> TASK REQUIREMENTS
Count the lines in the records below that contain the word "this", and reply with only that number.

Figure scripts:
▬▬▬▬▬▬

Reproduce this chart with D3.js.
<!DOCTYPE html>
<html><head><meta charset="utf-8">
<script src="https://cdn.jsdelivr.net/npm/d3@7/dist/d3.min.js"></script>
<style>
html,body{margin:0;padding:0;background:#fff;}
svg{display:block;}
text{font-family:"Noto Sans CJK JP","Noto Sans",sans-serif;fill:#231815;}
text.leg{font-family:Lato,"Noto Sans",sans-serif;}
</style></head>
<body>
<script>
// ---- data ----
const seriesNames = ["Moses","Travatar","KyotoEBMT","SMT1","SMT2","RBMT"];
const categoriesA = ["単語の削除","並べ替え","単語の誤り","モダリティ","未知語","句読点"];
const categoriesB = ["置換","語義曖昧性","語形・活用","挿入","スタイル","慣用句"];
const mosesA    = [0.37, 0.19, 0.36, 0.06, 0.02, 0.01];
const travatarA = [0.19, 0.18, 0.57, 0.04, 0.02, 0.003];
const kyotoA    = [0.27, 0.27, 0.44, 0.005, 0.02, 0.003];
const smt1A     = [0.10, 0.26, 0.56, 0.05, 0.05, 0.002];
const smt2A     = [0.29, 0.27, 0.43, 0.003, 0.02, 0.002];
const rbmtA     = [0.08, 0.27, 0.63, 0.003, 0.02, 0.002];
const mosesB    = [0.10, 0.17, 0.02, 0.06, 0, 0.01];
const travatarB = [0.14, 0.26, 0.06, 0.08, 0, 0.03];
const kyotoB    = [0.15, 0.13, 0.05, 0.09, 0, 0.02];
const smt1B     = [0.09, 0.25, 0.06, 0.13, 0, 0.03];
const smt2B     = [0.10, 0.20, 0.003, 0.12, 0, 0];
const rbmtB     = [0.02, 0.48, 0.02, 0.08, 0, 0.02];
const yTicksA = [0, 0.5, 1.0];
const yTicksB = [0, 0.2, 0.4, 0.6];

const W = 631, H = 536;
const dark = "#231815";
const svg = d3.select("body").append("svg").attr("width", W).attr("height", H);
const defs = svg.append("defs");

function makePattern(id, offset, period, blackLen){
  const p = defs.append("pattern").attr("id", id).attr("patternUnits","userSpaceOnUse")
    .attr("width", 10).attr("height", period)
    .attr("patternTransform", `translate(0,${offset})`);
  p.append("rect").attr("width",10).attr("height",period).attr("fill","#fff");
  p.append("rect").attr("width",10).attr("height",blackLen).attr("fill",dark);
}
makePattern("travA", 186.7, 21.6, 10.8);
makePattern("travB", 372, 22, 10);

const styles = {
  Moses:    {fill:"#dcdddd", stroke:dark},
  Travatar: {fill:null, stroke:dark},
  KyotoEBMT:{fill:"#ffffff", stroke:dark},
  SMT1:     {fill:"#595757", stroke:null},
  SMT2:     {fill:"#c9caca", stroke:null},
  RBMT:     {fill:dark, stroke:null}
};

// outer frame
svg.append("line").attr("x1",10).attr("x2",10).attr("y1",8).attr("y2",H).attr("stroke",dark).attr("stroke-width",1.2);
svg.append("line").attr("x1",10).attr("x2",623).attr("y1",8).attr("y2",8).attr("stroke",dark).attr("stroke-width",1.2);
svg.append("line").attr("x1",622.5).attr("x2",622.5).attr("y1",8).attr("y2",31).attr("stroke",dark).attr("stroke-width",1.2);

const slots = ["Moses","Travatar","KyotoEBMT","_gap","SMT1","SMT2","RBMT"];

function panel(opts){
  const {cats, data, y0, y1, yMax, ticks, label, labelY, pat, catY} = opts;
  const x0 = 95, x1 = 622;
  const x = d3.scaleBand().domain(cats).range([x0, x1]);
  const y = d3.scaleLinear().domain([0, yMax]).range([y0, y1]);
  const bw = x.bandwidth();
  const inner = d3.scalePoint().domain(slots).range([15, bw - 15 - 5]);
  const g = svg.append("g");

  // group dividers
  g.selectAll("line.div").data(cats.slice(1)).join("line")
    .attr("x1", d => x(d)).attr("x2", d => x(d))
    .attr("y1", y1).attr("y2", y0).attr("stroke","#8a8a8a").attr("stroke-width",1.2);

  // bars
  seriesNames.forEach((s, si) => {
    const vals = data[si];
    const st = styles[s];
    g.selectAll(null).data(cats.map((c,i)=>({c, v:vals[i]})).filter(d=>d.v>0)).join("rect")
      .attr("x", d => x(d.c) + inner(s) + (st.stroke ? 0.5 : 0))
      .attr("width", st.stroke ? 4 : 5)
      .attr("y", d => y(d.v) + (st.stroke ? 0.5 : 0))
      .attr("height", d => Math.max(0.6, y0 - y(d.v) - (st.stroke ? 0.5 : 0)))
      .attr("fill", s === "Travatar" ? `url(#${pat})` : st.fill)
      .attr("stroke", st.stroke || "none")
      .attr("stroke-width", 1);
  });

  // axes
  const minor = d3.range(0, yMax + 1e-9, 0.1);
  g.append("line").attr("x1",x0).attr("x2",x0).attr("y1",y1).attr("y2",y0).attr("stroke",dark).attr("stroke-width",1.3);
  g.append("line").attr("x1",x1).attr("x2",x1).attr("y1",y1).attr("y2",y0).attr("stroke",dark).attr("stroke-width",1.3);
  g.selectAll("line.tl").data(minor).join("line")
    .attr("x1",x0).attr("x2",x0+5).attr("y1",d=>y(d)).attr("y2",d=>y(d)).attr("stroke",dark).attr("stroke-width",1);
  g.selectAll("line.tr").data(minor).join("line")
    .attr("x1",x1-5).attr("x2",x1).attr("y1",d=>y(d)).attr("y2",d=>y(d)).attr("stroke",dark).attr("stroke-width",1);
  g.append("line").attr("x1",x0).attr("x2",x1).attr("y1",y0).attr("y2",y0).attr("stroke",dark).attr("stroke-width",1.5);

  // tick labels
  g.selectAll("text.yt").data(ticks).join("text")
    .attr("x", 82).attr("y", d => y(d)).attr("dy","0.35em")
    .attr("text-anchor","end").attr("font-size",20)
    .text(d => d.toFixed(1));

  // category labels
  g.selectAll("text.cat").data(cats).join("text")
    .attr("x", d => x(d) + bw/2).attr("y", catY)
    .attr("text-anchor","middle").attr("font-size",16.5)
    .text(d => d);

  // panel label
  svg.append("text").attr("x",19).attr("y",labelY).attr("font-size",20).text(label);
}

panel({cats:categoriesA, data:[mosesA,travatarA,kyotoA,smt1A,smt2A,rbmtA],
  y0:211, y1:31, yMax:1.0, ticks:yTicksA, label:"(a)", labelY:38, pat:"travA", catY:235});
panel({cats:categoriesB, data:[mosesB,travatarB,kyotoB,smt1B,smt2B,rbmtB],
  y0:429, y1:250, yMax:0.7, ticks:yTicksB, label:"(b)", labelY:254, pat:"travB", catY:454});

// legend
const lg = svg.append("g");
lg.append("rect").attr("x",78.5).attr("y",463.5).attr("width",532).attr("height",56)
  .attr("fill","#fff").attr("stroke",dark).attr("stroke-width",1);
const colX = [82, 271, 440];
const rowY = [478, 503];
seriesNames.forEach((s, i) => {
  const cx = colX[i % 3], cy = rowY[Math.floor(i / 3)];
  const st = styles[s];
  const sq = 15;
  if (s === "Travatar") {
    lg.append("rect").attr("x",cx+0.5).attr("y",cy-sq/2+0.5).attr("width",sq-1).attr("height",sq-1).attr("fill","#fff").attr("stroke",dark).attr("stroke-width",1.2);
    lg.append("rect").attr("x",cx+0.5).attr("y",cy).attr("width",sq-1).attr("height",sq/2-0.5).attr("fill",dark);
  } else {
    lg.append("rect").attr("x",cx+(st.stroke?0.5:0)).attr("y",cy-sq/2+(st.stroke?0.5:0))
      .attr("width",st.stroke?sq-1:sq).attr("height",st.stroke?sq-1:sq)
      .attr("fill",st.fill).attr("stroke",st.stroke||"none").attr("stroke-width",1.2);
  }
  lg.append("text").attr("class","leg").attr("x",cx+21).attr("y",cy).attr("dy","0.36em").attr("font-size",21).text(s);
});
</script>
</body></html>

▬▬▬▬▬▬

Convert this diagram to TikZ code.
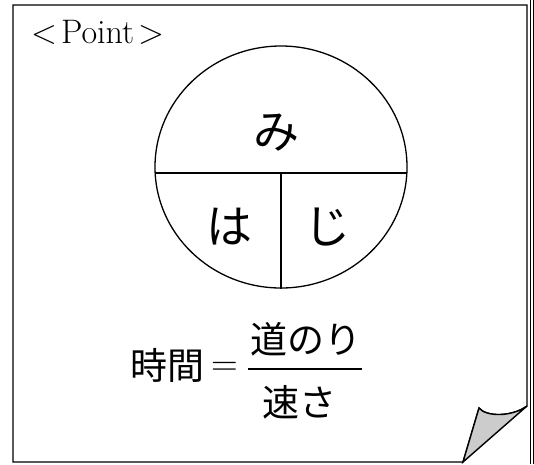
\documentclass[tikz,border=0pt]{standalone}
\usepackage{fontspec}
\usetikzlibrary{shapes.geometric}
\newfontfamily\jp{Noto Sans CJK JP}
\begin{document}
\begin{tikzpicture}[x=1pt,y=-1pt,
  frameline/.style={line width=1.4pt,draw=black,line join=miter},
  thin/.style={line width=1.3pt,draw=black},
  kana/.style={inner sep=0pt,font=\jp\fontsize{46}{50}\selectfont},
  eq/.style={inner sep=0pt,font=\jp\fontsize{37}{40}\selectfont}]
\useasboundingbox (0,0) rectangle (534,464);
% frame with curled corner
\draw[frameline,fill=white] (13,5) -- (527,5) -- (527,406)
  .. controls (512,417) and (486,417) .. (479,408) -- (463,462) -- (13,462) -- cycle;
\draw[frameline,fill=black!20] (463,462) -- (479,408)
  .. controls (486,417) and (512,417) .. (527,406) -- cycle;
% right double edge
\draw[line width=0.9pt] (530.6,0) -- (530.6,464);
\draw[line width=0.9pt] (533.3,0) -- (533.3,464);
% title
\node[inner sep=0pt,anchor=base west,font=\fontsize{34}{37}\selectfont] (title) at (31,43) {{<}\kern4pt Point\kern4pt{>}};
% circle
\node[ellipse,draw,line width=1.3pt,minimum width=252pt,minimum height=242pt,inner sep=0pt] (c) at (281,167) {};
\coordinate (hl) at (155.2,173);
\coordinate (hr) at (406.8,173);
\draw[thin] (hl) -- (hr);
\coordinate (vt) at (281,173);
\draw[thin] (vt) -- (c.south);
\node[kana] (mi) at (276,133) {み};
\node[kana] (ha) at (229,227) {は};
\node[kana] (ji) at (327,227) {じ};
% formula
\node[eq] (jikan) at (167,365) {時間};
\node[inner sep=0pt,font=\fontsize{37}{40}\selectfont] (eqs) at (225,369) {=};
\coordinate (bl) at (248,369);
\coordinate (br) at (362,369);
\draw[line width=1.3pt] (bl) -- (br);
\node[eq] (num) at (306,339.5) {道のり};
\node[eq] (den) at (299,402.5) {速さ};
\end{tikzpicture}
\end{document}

▬▬▬▬▬▬

> THE RESPONSE
2